Robustness and Accuracy in AI Systems: Legal Imperatives

Robustness and accuracy are core legal requirements under the EU AI Act, ensuring that AI systems perform reliably, safely, and within their intended purpose. These properties are especially critical for high-risk AI applications, where errors or system instability can directly harm individuals or violate fundamental rights. Compliance demands that AI models are tested, validated, and monitored for resilience against failures, adversarial inputs, and environmental variability.

Robustness and Accuracy

1. Background and Establishment

In AI development, robustness refers to a system’s ability to maintain stable performance across a range of real-world conditions. Accuracy, meanwhile, measures how well the system’s outputs reflect the intended ground truth or expected results.

The EU Artificial Intelligence Act codifies both as essential compliance criteria, particularly for high-risk AI systems. Without them, AI becomes unreliable, discriminatory, or dangerous—undermining both legal safety standards and public trust.

2. Purpose and Role in the EU AI Governance Framework

Robustness and accuracy requirements aim to:

Guarantee that AI systems perform safely and consistently under realistic use conditions
Minimize false positives, false negatives, and unintended outcomes
Protect individuals from harm, manipulation, or misjudgment
Ensure the system can tolerate errors, noise, or adversarial interference
Establish a legal standard for system integrity and resilience

They are central to maintaining user trust, market integrity, and ethical AI deployment.

3. Legal Basis in the EU AI Act

Robustness and accuracy are formally required under:

Article 15 – Mandates that high-risk AI systems be developed to achieve:

Appropriate levels of accuracy, robustness, and cybersecurity
Performance that aligns with the system’s intended purpose
Resilience to errors, misuse, and malicious attacks

Annex IV – Requires technical documentation to include:

Accuracy metrics
Testing protocols
Robustness evaluation results

Article 9 – Risk management systems must include controls for unpredictable or hazardous behavior

Non-compliance can block market access and lead to regulatory enforcement.

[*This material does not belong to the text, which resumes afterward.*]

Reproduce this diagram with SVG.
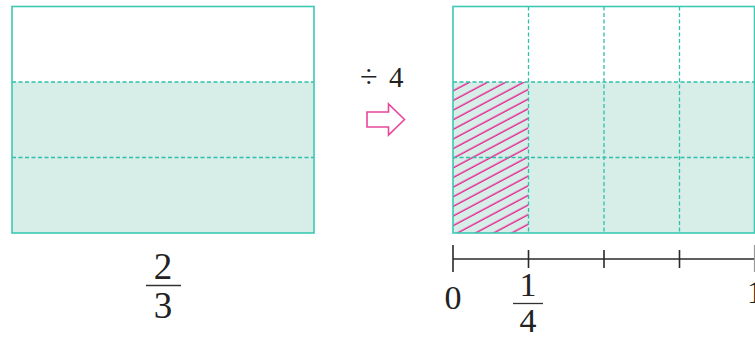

4. The Role of the EU AI Safety Alliance

The EU AI Safety Alliance supports compliance with:

Tools for robustness and stress testing
Accuracy benchmarking frameworks across diverse datasets
Templates for documenting metrics in Annex IV format
Simulation environments to test edge-case behavior
Advisory services for risk mitigation planning and post-deployment monitoring

These resources help ensure that performance is not only optimized—but also legally defensible and ethically grounded.

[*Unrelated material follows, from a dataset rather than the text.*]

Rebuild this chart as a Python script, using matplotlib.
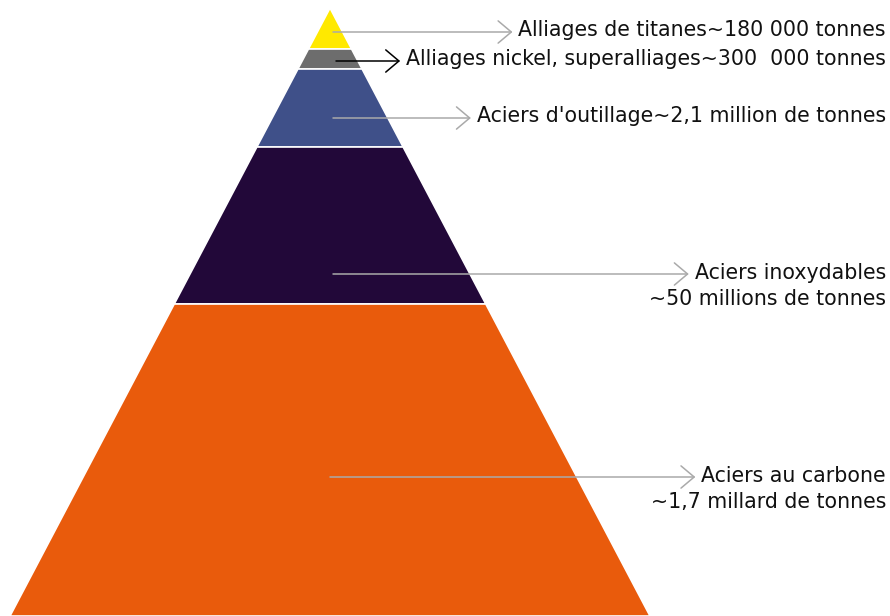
import matplotlib.pyplot as plt
from matplotlib.patches import Polygon

# layers from top to bottom
layer_names = ["Alliages de titanes", "Alliages nickel, superalliages", "Aciers d'outillage",
               "Aciers inoxydables", "Aciers au carbone"]
layer_amounts = ["~180 000 tonnes", "~300  000 tonnes", "~2,1 million de tonnes",
                 "~50 millions de tonnes", "~1,7 millard de tonnes"]
layer_heights = [41, 20, 78, 157, 312]   # relative heights of the slices (px)
layer_colors = ["#ffe900", "#6d6d6d", "#3f5089", "#220839", "#e95b0c"]
arrow_colors = ["#aaaaaa", "#000000", "#aaaaaa", "#aaaaaa", "#aaaaaa"]
two_lines = [False, False, False, True, True]

W, H = 890, 616
apex_x, apex_y = 330, 8
half_base = 320
total = sum(layer_heights)

fig = plt.figure(figsize=(W / 100, H / 100), dpi=100)
ax = fig.add_axes([0, 0, 1, 1])
ax.set_xlim(0, W)
ax.set_ylim(H, 0)
ax.axis("off")

plt.rcParams['font.family'] = ['DejaVu Sans']
fs = 14.8


def half_width(y):
    return (y - apex_y) / (H - apex_y) * half_base


top = apex_y
for h, c in zip(layer_heights, layer_colors):
    bot = top + h / total * (H - apex_y)
    pts = [(apex_x - half_width(top), top), (apex_x + half_width(top), top),
           (apex_x + half_width(bot), bot), (apex_x - half_width(bot), bot)]
    ax.add_patch(Polygon(pts, closed=True, facecolor=c, edgecolor="white", linewidth=1.2))
    top = bot

# arrow y positions inside each slice
arrow_y = [32, 61, 118, 274, 477]
arrow_x0 = [333, 336, 333, 333, 330]

fig.canvas.draw()
renderer = fig.canvas.get_renderer()
for i in range(len(layer_names)):
    y = arrow_y[i]
    if two_lines[i]:
        t = ax.text(886, y - 1, layer_names[i], ha="right", va="center", fontsize=fs, color="#111111")
        ax.text(886, y + 25, layer_amounts[i], ha="right", va="center", fontsize=fs, color="#111111")
    else:
        t = ax.text(886, y - 2, layer_names[i] + layer_amounts[i], ha="right", va="center",
                    fontsize=fs, color="#111111")
    bb = t.get_window_extent(renderer=renderer)
    x_end = bb.x0 - 6
    ax.annotate("", xy=(x_end, y), xytext=(arrow_x0[i], y),
                arrowprops=dict(arrowstyle="->,head_length=0.95,head_width=0.8",
                                color=arrow_colors[i], lw=1.1, shrinkA=0, shrinkB=0))

fig.savefig("out.png", dpi=100)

5. Key Requirements for Compliance

A compliant AI system must:

Define and document target accuracy levels
Show evidence of performance across scenarios and demographics
Demonstrate resilience to variability in input data or operating environments
Include fallback mechanisms or safeguards in case of malfunction
Avoid system degradation when deployed at scale or under stress
Pass tests for cybersecurity vulnerabilities and adversarial inputs

Each requirement must be verifiably recorded and traceable throughout the AI lifecycle.

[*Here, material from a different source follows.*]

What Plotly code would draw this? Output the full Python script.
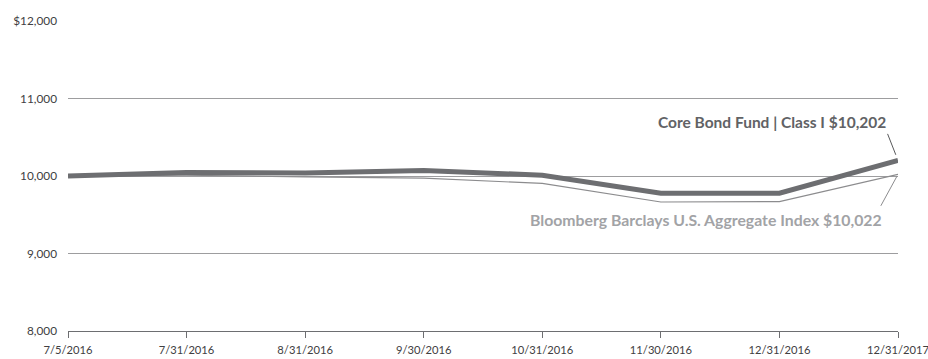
import plotly.graph_objects as go

dates = ["7/5/2016", "7/31/2016", "8/31/2016", "9/30/2016", "10/31/2016",
         "11/30/2016", "12/31/2016", "12/31/2017"]
fund = [10000, 10045, 10040, 10072, 10010, 9778, 9778, 10202]
index = [10000, 10010, 9990, 9972, 9905, 9665, 9670, 10022]
yticks = [8000, 9000, 10000, 11000, 12000]
ytext = ["8,000", "9,000", "10,000", "11,000", "$12,000"]

FONT = "Lato, 'Open Sans', sans-serif"

fig = go.Figure()
fig.add_trace(go.Scatter(x=dates, y=index, mode="lines",
                         line=dict(color="#8c8c8e", width=1.2), hoverinfo="skip"))
fig.add_trace(go.Scatter(x=dates, y=fund, mode="lines",
                         line=dict(color="#6d6e71", width=5), hoverinfo="skip"))

fig.add_annotation(x=dates[-1], y=fund[-1], text="Core Bond Fund | Class I $10,202",
                   showarrow=False, xanchor="right", yanchor="middle",
                   xshift=-10, yshift=38,
                   font=dict(family=FONT, size=15.5, color="#616265", weight="bold"))
fig.add_annotation(x=dates[-1], y=fund[-1], text="", showarrow=True,
                   ax=-11, ay=-28, axref="pixel", ayref="pixel",
                   arrowhead=0, arrowwidth=1, arrowcolor="#58595b", standoff=6)
fig.add_annotation(x=dates[-1], y=index[-1], text="Bloomberg Barclays U.S. Aggregate Index $10,022",
                   showarrow=False, xanchor="right", yanchor="middle",
                   xshift=-14, yshift=-45,
                   font=dict(family=FONT, size=15.8, color="#a2a3a6", weight="bold"))
fig.add_annotation(x=dates[-1], y=index[-1], text="", showarrow=True,
                   ax=-18, ay=33, axref="pixel", ayref="pixel",
                   arrowhead=0, arrowwidth=1, arrowcolor="#8c8c8e", standoff=2)

fig.update_layout(
    width=928, height=359,
    margin=dict(l=68, r=30, t=21, b=28),
    paper_bgcolor="white", plot_bgcolor="white",
    showlegend=False,
    font=dict(family=FONT, size=12, color="#414042"),
    xaxis=dict(type="category", range=[0, len(dates) - 1], automargin=False,
               showgrid=False, zeroline=False,
               showline=True, linecolor="#6d6e71", linewidth=1,
               ticks="outside", ticklen=6, tickcolor="#6d6e71", tickwidth=1,
               ticklabelstandoff=3,
               tickfont=dict(family=FONT, size=11.2, color="#414042")),
    yaxis=dict(range=[8000, 12001], tickvals=yticks, ticktext=ytext, automargin=False,
               showgrid=True, gridcolor="#9d9d9f", gridwidth=1,
               zeroline=False, showline=False, ticks="",
               ticklabelstandoff=10,
               tickfont=dict(family=FONT, size=11.8, color="#414042")),
)

fig.write_html("out.html")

6. Evaluation Metrics and Testing Practices

Accuracy and robustness testing should include:

Confusion matrix analysis (e.g. precision, recall, F1-score)
Cross-validation on disjoint data sets
Bias and fairness audits across demographic slices
Scenario simulation testing (e.g. edge cases, adversarial attacks)
Stress tests simulating network loss, unexpected inputs, or system overloads
Time decay evaluations to assess performance over time

Testing results must be integrated into both the technical documentation and compliance roadmap.

7. How to Ensure Robustness and Accuracy Under the EU AI Act

To meet your obligations:

Define acceptable performance thresholds early in development
Use diverse, representative data for training and validation
Run structured robustness evaluations under variable and adversarial conditions
Track accuracy metrics across all use scenarios
Document testing protocols and results in Annex IV-compatible format
Align with harmonized technical standards (e.g. ISO/IEC 24029-1, 24029-2)
Engage the EU AI Safety Alliance for gap analysis and independent system audits

Robustness and accuracy are not checkboxes—they are continuous obligations across the system’s operational lifespan.